Man kennt dieses Verfahren, das vor allem der Vermischung der psychischen mit der äußeren Welt dient, bereits aus älteren Shakespeare-Verfilmungen: Macbeth von Orson Welles und Hamlet von Laurence Olivier, beide aus dem Jahr 1948, konstruieren karge Traumräume, in denen alles sichtbar und zugleich alles verborgen ist. Doch in Coens Tragedy of Macbeth kommt der englische Gothic Horror stärker zum Vorschein als in jeder anderen Shakespeare-Verfilmung: die Ausstülpung der Psyche mit ihren Ängsten, Begierden, Geheimnissen und Sünden zu einem geometrischen Raum der Allegorie. Deshalb fühlt sich der Film auch an wie back to the roots, deshalb wirken die Rabenschwärme, die das Bild verdunkeln, oder die Schreie der psychotischen Lady Macbeth (Frances McDormand), die einem das Blut in den Adern gefrieren lassen, keineswegs unpassend oder übertrieben. Wir kennen sie bereits von den Füssli-Zeichnungen, die zahlreiche Shakespeare-Ausgaben illustrieren.
Traditionssynthese

Coen treibt das geometrische Hell-Dunkel-Spiel aber noch weiter und erprobt in aller Selbstverständlichkeit die Tauglichkeit des deutschen Expressionismus der 1920er Jahre wie auch des amerikanischen Film Noir der 1940er für das Shakespeare-Universum. Alles fügt sich dabei so wunderbar zusammen, als wären diese Genrewelten nichts anderes als Variationen desselben, und vielleicht sind sie das ja auch. Hier findet man auch die Brücke zu Coens bisherigem Schaffen, vor allem wenn man sich den Neo-Noir-Thriller The Man Who Wasn’t There (2001) in Erinnerung ruft: scharfkantig-schwarzweiße Bilder, Geheimnisse und fatale Konsequenzen, Großaufnahmen von Gesichtern, dunkle Schatten und Klaustrophobie.
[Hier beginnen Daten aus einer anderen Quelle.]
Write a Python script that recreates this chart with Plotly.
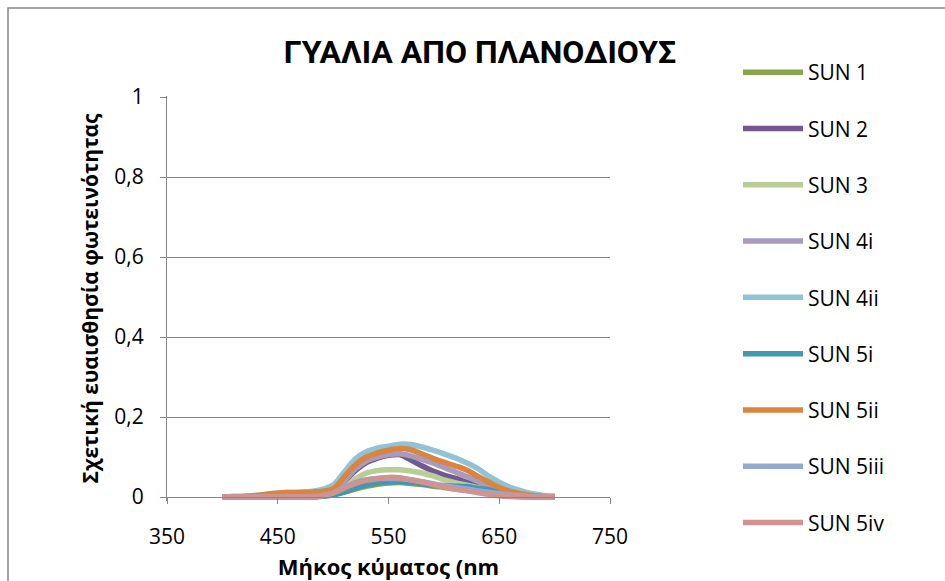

The Tragedy of Macbeth ist eine meisterhaft präzise Inszenierung. Nichts ist dem Zufall überlassen, alles im Studio gefilmt. Ein Albtraum in einer genauestens vermessenen Welt, in der auch das Tempo einen metronomisches Takt hält. Der Film ist kein Experiment, vielmehr bedient er sich verschiedener Traditionen. Die Synthese, die dabei herauskommt, erscheint fast logisch, erweckt den Anschein, sie wäre schon immer da gewesen.